Hi @haotian-liu 👋 Colab Free T4 has only 12.7 GB CPU RAM 😭 so I can only fit llava-v1.5-7b with a max_shard_size='5GB' model.

from llava.model.builder import load_pretrained_model
model_path = "liuhaotian/llava-v1.5-7b"
tokenizer, model, image_processor, context_len = load_pretrained_model(
    model_path=model_path,
    model_base=None,
    model_name=model_path.split("/")[-1],
    load_8bit=False,
    load_4bit=False
)
out_folder = "/content/model8"
model.save_pretrained(out_folder, max_shard_size='5GB', safe_serialization=False)
tokenizer.save_pretrained(out_folder)

https://huggingface.co/4bit/llava-v1.5-7b-5GB/tree/main

I will try the same thing with liuhaotian/llava-v1.5-13b

camenduru commented 11 months ago

Maybe not possible 😐

https://huggingface.co/4bit/llava-v1.5-13b-8bit/tree/main https://huggingface.co/4bit/llava-v1.5-13b-5GB/tree/main

Screenshot 2023-10-14 014828fdfd

haotian-liu commented 11 months ago

@camenduru

Nuh it is possible. Not sure what is different, but I created a new one with 3gb-shard here: liuhaotian/llava-v1.5-13b-shard3gb.
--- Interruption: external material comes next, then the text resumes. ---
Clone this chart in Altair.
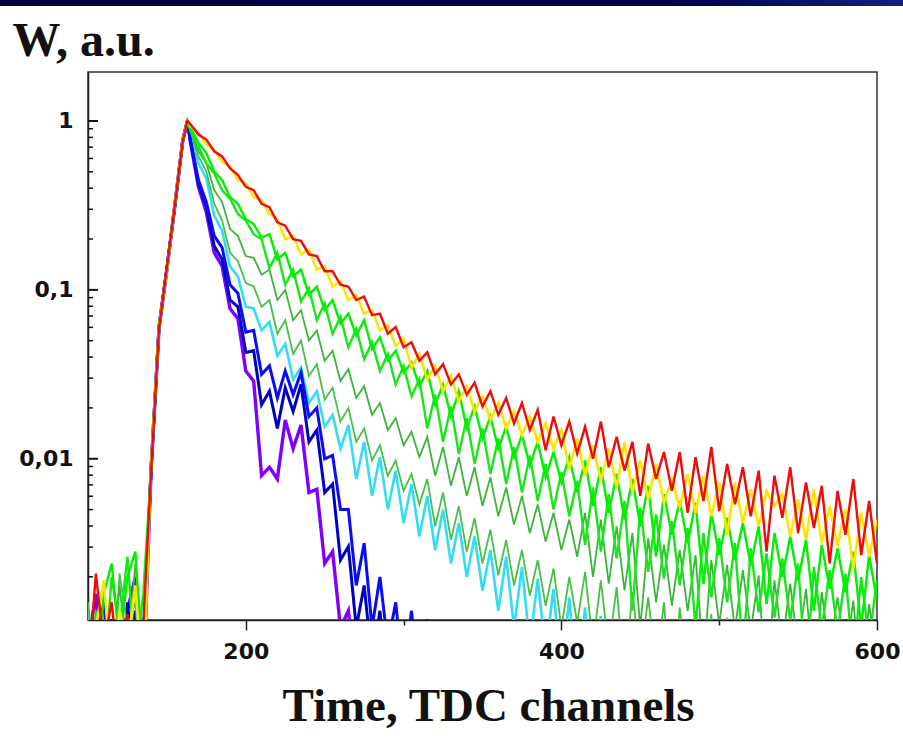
import altair as alt
import pandas as pd

# ---- data (log10 of W, in hundredths) ----
X_RISE = [100, 105, 110, 115, 120, 125, 130, 135, 140, 145, 150, 155, 160, 163]
X_TAIL = list(range(165, 601, 5))

RED_RISE = [-330, -268, -310, -285, -330, -292, -340, -300, -207, -123, -87, -50, -12, 0]
RED_TAIL = [-2, -8, -11, -18, -21, -28, -32, -39, -41, -49,
            -51, -60, -62, -70, -71, -79, -80, -89, -89, -97,
            -98, -106, -104, -115, -114, -126, -122, -134, -131, -142,
            -137, -150, -144, -156, -150, -162, -155, -169, -160, -174,
            -164, -179, -167, -183, -171, -195, -175, -192, -178, -197,
            -181, -200, -178, -205, -187, -207, -190, -222, -191, -212,
            -196, -219, -196, -232, -199, -225, -193, -231, -203, -227,
            -205, -234, -207, -255, -210, -235, -205, -244, -214, -241,
            -216, -262, -219, -245, -212, -257, -225, -262]

YEL_RISE = [-340, -300, -272, -330, -290, -312, -275, -335, -203, -121, -89, -49, -11, 0]
YEL_TAIL = [-3, -7, -14, -17, -24, -27, -35, -37, -45, -47,
            -55, -58, -70, -68, -79, -76, -88, -86, -98, -95,
            -106, -103, -114, -112, -124, -121, -133, -129, -146, -138,
            -153, -145, -160, -151, -166, -157, -172, -163, -177, -167,
            -182, -172, -186, -175, -190, -179, -194, -183, -206, -188,
            -210, -192, -213, -194, -217, -190, -220, -201, -224, -203,
            -226, -212, -229, -209, -232, -210, -234, -214, -245, -214,
            -238, -218, -240, -219, -228, -221, -246, -224, -248, -218,
            -250, -228, -252, -230, -265, -232, -258, -236]

GRA_RISE = [-305, -340, -280, -262, -310, -270, -255, -330, -205, -122, -88, -51, -12, 0]
GRA_TAIL = [-4, -13, -19, -30, -35, -45, -49, -58, -61, -69,
            -67, -82, -78, -92, -88, -103, -98, -112, -106, -120,
            -114, -127, -118, -135, -128, -142, -136, -149, -143, -157,
            -148, -168, -156, -175, -160, -182, -169, -188, -175, -194,
            -181, -199, -186, -204, -190, -211, -196, -214, -199, -220,
            -201, -228, -205, -232, -209, -236, -212, -240, -216, -258,
            -221, -245, -225, -250, -226, -274, -232, -257, -235, -260,
            -238, -263, -240, -286, -244, -270, -246, -272, -248, -290,
            -251, -277, -253, -279, -255, -300, -257, -284]

GRB_RISE = [-350, -290, -330, -270, -300, -258, -320, -280, -206, -124, -88, -50, -13, 0]
GRB_TAIL = [-6, -15, -25, -31, -41, -46, -55, -59, -67, -70,
            -87, -78, -97, -88, -107, -99, -118, -108, -126, -116,
            -134, -123, -141, -131, -148, -138, -156, -145, -163, -153,
            -182, -162, -190, -169, -197, -176, -203, -182, -209, -188,
            -215, -193, -220, -198, -225, -203, -230, -208, -234, -213,
            -251, -217, -255, -221, -259, -225, -290, -229, -267, -233,
            -271, -237, -275, -241, -300, -244, -282, -247, -285, -250,
            -315, -253, -291, -256, -294, -259, -296, -262, -330, -264,
            -301, -266, -303, -268, -320, -270, -307, -272]

MGA_RISE = [-320, -345, -295, -330, -275, -320, -262, -310, -204, -122, -87, -50, -12, 0]
MGA_TAIL = [-5, -18, -25, -41, -48, -64, -68, -80, -81, -91,
            -88, -106, -100, -118, -112, -130, -124, -142, -136, -154,
            -147, -164, -157, -174, -167, -183, -176, -192, -184, -199,
            -187, -210, -193, -216, -199, -222, -205, -228, -211, -234,
            -217, -239, -222, -244, -227, -249, -232, -254, -236, -258,
            -232, -270, -236, -274, -240, -278, -244, -300, -247, -285,
            -251, -287, -254, -290, -257, -320, -260, -298, -263, -301,
            -266, -302, -269, -340, -272, -309, -274, -312, -277, -330,
            -279, -315, -282, -318, -284, -335, -286, -323]

MGB_RISE = [-285, -330, -300, -345, -268, -300, -285, -340, -205, -123, -88, -51, -12, 0]
MGB_TAIL = [-6, -21, -30, -49, -59, -78, -83, -96, -98, -110,
            -106, -126, -118, -138, -130, -151, -144, -165, -158, -178,
            -170, -190, -182, -201, -192, -210, -201, -219, -209, -227,
            -212, -240, -220, -248, -228, -255, -235, -262, -242, -269,
            -248, -275, -254, -281, -260, -287, -265, -300, -270, -297,
            -267, -310, -272, -313, -276, -330, -279, -320, -282, -323,
            -285, -345, -288, -328, -290, -330, -292, -360, -294, -334,
            -296, -336, -298, -338, -300, -370, -302, -341, -303, -343,
            -305, -345, -306, -380, -308, -348, -310, -350]

CYA_RISE = [-290, -340, -320, -300, -335, -310, -345, -300, -207, -122, -89, -50, -12, 0]
CYA_TAIL = [-8, -25, -34, -56, -65, -86, -92, -110, -111, -124,
            -119, -139, -132, -153, -146, -167, -160, -181, -174, -194,
            -180, -212, -190, -222, -199, -230, -207, -238, -215, -246,
            -222, -254, -230, -262, -238, -270, -246, -278, -254, -290,
            -258, -300, -264, -310, -271, -315, -277, -330, -282, -340,
            -288, -350, -293, -360, -298, -380]

BLU_RISE = [-335, -310, -285, -340, -300, -330, -290, -320, -206, -121, -88, -50, -11, 0]
BLU_TAIL = [-12, -35, -48, -68, -75, -97, -102, -125, -124, -150,
            -145, -164, -148, -162, -149, -175, -170, -200, -198, -230,
            -230, -275, -250, -300, -270, -310, -285, -330, -290, -340,
            -295, -350, -300, -360, -310, -380]

NAV_RISE = [-340, -300, -330, -295, -345, -285, -335, -310, -205, -122, -87, -51, -12, 0]
NAV_TAIL = [-12, -37, -51, -74, -82, -106, -110, -137, -136, -168,
            -160, -182, -158, -172, -156, -190, -183, -220, -215, -260,
            -252, -300, -275, -320, -290, -340, -300, -360, -310, -380]

VIO_RISE = [-310, -280, -340, -300, -325, -290, -270, -335, -206, -123, -88, -50, -12, 0]
VIO_TAIL = [-13, -39, -54, -78, -86, -111, -117, -148, -154, -210,
            -205, -212, -177, -194, -180, -220, -218, -262, -255, -300,
            -290, -330, -310, -350, -340]

# drawing order: first listed is drawn first (underneath); last item = stroke width
CURVES = [
    ("cyan", "#33dcf5", CYA_RISE, CYA_TAIL, 2.6),
    ("violet", "#7f00ff", VIO_RISE, VIO_TAIL, 3.4),
    ("navy", "#0000c0", NAV_RISE, NAV_TAIL, 3.0),
    ("blue", "#0a0aff", BLU_RISE, BLU_TAIL, 3.0),
    ("green4", "#48c048", MGB_RISE, MGB_TAIL, 1.8),
    ("green3", "#3cb43c", MGA_RISE, MGA_TAIL, 1.8),
    ("green2", "#19e619", GRB_RISE, GRB_TAIL, 2.4),
    ("green1", "#00f000", GRA_RISE, GRA_TAIL, 2.4),
    ("yellow", "#ffe600", YEL_RISE, YEL_TAIL, 2.6),
    ("red", "#f00a0a", RED_RISE, RED_TAIL, 2.4),
]

Y_MAJOR = [0.01, 0.1, 1]
Y_MINOR = [0.002, 0.003, 0.004, 0.005, 0.006, 0.007, 0.008, 0.009,
           0.02, 0.03, 0.04, 0.05, 0.06, 0.07, 0.08, 0.09,
           0.2, 0.3, 0.4, 0.5, 0.6, 0.7, 0.8, 0.9]
X_TICKS = [200, 300, 400, 500, 600]

rows = []
for name, col, rise, tail, sw in CURVES:
    xs = X_RISE + X_TAIL[:len(tail)]
    for x, e in zip(xs, rise + tail):
        rows.append({"curve": name, "x": x, "w": 10 ** (e / 100.0)})
df = pd.DataFrame(rows)

tick_rows = [{"curve": "tickmajor", "x": 100, "w": v} for v in Y_MAJOR] + \
            [{"curve": "tickminor", "x": 100, "w": v} for v in Y_MINOR]
tdf = pd.DataFrame(tick_rows)

W, H = 789, 548
yscale = alt.Scale(type="log", domain=[0.00111, 1.95], nice=False)
xscale = alt.Scale(domain=[100, 600], nice=False, zero=False)

x_axis = alt.Axis(
    values=X_TICKS,
    labelExpr="datum.value % 200 == 0 ? datum.label : ''",
    tickSize={"condition": {"test": "datum.value % 200 == 0", "value": 10}, "value": 5},
    tickWidth=1.5, tickColor="#222", domainColor="#222", domainWidth=1.5,
    grid=False, labelFlush=False, labelOverlap=False,
    labelFont="DejaVu Sans", labelFontWeight="bold", labelFontSize=22,
    labelColor="#111", labelPadding=11,
    title="Time, TDC channels", titleFont="Liberation Serif", titleFontSize=47,
    titleFontWeight="bold", titleColor="#111", titleX=400, titleY=100,
    titleAlign="center", titleBaseline="alphabetic",
)
y_axis = alt.Axis(
    values=Y_MAJOR,
    labelExpr="datum.value > 0.5 ? '1' : (datum.value > 0.05 ? '0,1' : '0,01')",
    ticks=False, tickSize=0, grid=False, domainColor="#222", domainWidth=1.5,
    labelFlush=False, labelOverlap=False,
    labelFont="DejaVu Sans", labelFontWeight="bold", labelFontSize=22,
    labelColor="#111", labelPadding=15,
    title="W, a.u.", titleAngle=0, titleAlign="left", titleBaseline="alphabetic",
    titleX=-76, titleY=-17, titleFont="Liberation Serif", titleFontSize=48,
    titleFontWeight="bold", titleColor="#111",
)

base = alt.Chart(df)
layers = []
for name, col, rise, tail, sw in CURVES:
    layers.append(
        base.transform_filter(alt.datum.curve == name)
        .mark_line(color=col, strokeWidth=sw, clip=True)
        .encode(
            x=alt.X("x:Q", scale=xscale, axis=x_axis),
            y=alt.Y("w:Q", scale=yscale, axis=y_axis),
        )
    )

# inward-pointing y ticks (major and minor), positioned through the scales
tbase = alt.Chart(tdf)
major_ticks = tbase.transform_filter(alt.datum.curve == "tickmajor").mark_rule(
    color="#111", strokeWidth=2
).encode(
    x=alt.X("x:Q", scale=xscale, axis=x_axis),
    x2=alt.value(10),
    y=alt.Y("w:Q", scale=yscale, axis=y_axis),
)
minor_ticks = tbase.transform_filter(alt.datum.curve == "tickminor").mark_rule(
    color="#111", strokeWidth=1.5
).encode(
    x=alt.X("x:Q", scale=xscale, axis=x_axis),
    x2=alt.value(5),
    y=alt.Y("w:Q", scale=yscale, axis=y_axis),
)

header = alt.Chart(pd.DataFrame({"k": [0]})).mark_rect(
    clip=False, strokeWidth=0,
    fill=alt.LinearGradient(
        gradient="linear", x1=0, x2=1, y1=0, y2=0,
        stops=[alt.GradientStop(color="#000040", offset=0),
               alt.GradientStop(color="#000050", offset=0.75),
               alt.GradientStop(color="#14207a", offset=1)]),
).encode(x=alt.value(-88), x2=alt.value(815), y=alt.value(-72), y2=alt.value(-66))

chart = alt.layer(header, *layers, major_ticks, minor_ticks).properties(
    width=W, height=H,
    autosize=alt.AutoSizeParams(type="none"),
    padding={"left": 88, "top": 72, "right": 26, "bottom": 130},
    background="white",
).configure_view(stroke="#333", strokeWidth=1.5)

chart.save("out.html", embed_options={"renderer": "svg", "actions": False})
Also, here is a minimal working example you can try: https://colab.research.google.com/drive/1aJBcR7aIV2i9EnKE5EA--XvwzIGiFugg?usp=sharing

image

camenduru commented 11 months ago

🥳 wow cool 🔥 maybe transformers version idk 😋 I will add to the repo thanks ❤

haotian-liu commented 11 months ago

@camenduru Thanks! Also featured the link to Colab on our README :)

camenduru commented 11 months ago

thanks ❤

nickkolok commented 4 months ago

Hi all! Thank you for doing such amazing things!

  1. Any chances to get LLaVA 1.6 working on Colab?
  2. Is there a possibility to add an "Undo" button, as at https://huggingface.co/spaces/merve/llava-next ? That would be really helpful!
  3. How about context extension? Is that really possible?